> Exercise instructions
Retype nothing but the lines from the start of the material up to and including the line with "import numpy as np". Pictures don't belong in the copy.

> Given material
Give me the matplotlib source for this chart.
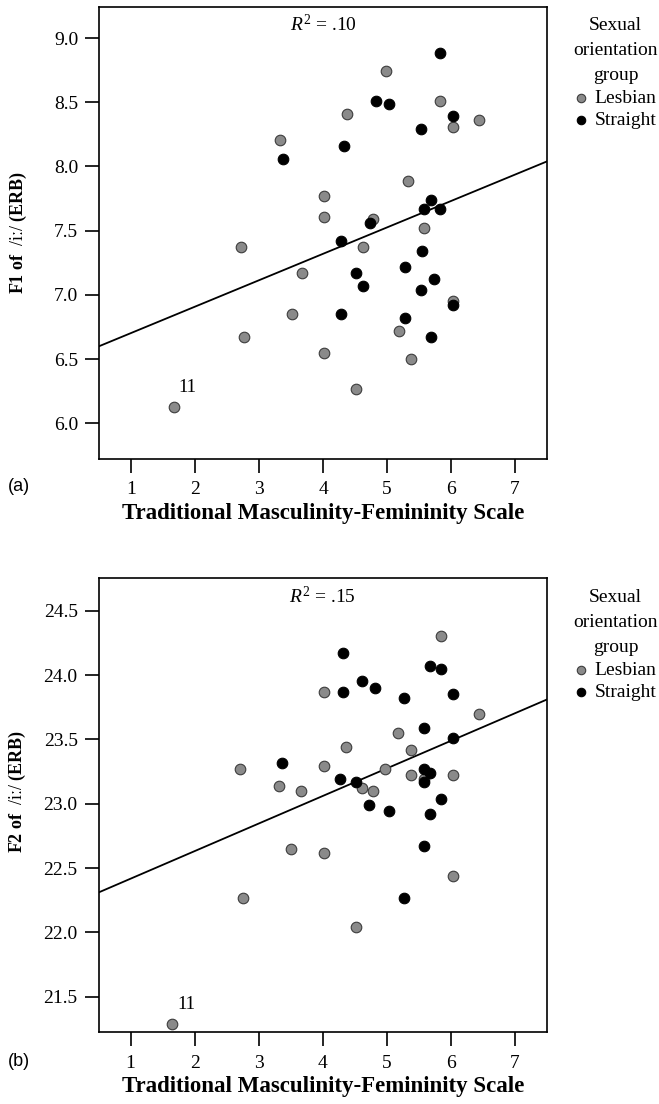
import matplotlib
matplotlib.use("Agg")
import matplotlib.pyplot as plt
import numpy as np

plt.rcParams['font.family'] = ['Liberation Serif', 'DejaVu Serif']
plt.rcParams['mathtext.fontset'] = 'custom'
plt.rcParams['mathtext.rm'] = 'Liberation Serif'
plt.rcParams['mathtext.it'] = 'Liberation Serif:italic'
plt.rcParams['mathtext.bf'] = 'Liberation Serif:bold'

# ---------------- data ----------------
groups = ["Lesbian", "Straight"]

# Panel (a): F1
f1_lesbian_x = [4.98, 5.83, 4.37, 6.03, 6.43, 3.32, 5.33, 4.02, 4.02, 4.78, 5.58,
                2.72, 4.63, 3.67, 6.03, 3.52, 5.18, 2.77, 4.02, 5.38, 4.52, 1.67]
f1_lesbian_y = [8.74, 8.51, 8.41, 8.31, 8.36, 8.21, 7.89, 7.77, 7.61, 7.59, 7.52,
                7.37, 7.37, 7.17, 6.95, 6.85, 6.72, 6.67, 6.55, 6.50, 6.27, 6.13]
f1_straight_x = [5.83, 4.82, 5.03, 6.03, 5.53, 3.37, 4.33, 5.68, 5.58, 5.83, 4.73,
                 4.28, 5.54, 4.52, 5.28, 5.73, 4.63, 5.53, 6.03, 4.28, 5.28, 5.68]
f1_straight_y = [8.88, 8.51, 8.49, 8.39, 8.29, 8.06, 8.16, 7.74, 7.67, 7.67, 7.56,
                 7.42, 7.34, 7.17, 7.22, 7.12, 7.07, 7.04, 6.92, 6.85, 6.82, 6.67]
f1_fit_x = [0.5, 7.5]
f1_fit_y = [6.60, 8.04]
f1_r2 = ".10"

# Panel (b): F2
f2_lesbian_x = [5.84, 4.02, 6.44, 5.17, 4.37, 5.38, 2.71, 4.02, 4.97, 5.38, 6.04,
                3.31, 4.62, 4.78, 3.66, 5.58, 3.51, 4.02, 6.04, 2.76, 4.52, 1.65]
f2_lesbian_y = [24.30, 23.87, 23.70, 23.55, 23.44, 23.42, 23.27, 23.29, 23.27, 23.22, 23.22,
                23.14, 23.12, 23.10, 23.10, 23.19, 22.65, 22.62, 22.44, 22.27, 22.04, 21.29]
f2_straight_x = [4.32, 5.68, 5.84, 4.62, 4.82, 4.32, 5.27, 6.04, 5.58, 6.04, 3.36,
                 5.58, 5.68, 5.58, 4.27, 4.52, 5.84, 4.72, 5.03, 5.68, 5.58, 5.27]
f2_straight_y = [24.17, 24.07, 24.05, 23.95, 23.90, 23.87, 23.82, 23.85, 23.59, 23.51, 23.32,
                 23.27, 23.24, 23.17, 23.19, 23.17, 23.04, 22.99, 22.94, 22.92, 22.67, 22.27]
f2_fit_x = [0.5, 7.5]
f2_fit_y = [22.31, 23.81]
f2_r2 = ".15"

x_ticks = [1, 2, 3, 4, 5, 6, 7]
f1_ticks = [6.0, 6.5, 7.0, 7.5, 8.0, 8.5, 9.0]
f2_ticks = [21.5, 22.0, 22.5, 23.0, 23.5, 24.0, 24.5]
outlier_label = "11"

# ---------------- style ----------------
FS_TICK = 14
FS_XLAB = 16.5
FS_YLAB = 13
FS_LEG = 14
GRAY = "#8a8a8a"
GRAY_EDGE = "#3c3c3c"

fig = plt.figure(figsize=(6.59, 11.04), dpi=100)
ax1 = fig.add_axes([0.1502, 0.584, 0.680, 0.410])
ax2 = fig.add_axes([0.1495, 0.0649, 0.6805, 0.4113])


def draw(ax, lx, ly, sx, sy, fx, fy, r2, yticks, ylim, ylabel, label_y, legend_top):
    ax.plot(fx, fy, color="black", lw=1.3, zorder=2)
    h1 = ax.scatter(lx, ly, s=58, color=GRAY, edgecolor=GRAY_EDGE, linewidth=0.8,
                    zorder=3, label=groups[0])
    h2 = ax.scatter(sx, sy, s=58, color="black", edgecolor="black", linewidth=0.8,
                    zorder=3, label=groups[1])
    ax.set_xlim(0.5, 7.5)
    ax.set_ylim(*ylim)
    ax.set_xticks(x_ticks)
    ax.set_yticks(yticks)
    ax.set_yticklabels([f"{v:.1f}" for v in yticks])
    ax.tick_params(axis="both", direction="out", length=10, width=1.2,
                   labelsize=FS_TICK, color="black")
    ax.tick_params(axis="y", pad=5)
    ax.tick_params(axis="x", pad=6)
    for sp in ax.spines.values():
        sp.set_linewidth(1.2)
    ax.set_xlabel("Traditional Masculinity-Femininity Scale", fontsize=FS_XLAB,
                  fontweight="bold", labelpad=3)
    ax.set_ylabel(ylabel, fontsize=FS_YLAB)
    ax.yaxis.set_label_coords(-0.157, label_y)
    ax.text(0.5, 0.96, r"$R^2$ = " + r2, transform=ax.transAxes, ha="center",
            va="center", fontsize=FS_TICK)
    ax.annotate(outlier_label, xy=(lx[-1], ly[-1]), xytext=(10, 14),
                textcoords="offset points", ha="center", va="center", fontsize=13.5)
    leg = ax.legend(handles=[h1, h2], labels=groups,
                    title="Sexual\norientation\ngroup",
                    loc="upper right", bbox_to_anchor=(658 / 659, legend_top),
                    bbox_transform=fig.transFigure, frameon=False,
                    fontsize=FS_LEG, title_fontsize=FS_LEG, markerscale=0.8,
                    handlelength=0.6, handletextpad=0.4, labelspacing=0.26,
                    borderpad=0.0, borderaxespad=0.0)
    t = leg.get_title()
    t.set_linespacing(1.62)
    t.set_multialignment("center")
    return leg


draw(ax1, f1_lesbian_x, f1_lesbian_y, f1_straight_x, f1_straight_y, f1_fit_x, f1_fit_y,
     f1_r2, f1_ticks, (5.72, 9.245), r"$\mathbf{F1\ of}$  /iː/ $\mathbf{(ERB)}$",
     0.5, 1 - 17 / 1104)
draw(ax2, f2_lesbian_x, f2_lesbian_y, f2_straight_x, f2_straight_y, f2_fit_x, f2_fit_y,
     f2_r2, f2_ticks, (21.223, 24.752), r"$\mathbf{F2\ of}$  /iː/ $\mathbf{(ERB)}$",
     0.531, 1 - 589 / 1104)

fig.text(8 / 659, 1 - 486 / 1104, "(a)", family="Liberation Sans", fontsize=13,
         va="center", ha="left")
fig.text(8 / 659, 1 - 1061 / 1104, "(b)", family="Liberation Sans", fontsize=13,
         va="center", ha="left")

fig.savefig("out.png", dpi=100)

> Solution
Give me the matplotlib source for this chart.
import matplotlib
matplotlib.use("Agg")
import matplotlib.pyplot as plt
import numpy as np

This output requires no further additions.